J'espère t'avoir convaincu·e avec cet article d'abandonner le cliché qu'il faut souffrir pour faire de l'art. D'ailleurs, j'y pense, il faudra qu'on revienne aussi sur l'idée qu'il faut souffrir pour être belle...

Question du jour : Que penses-tu du cliché de l'artiste torturé ? Est-ce qu'il y a une part de vrai ou est-ce que c'est un cliché malsain ?

Salutations inspirées mais pas torturées,
Emilie



P. S. : Même si j'ai dit en introduction que le mythe de l'artiste torturé m'énervait parfois dans les films, livres, etc., je dois avouer que malgré tout, j'aime beaucoup les personnages de ce type dans la fiction.

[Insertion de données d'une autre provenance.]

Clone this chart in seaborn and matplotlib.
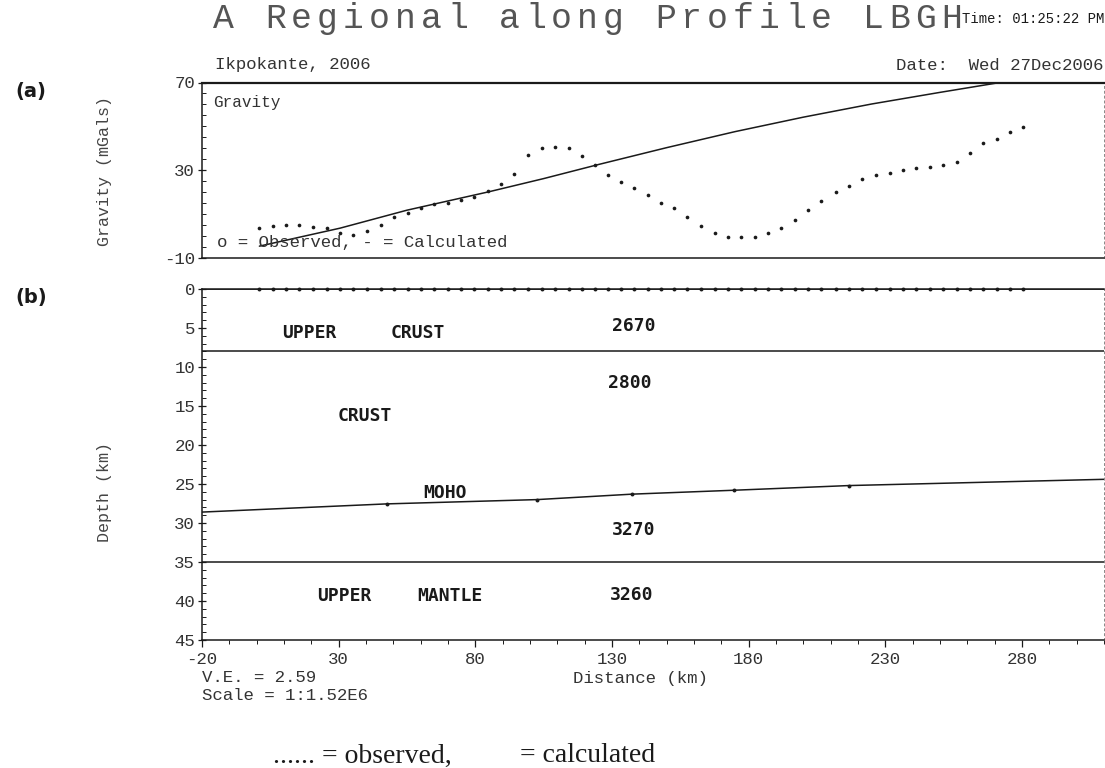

Je pense que l'important, c'est de ne pas l'oublier lorsque c'est fictionnel, et de ne pas se faire une fausse idée de la réalité à partir de ce que l'on voit ou de ce que l'on lit. Pour moi, c'est aussi une des raisons pour lesquelles j'aime la fiction : elle me permet de vivre des histoires que je ne souhaiterais pas vivre en réalité, et d'apprécier des personnages dont je sais qu'ils ne sont pas forcément sains ou réalistes.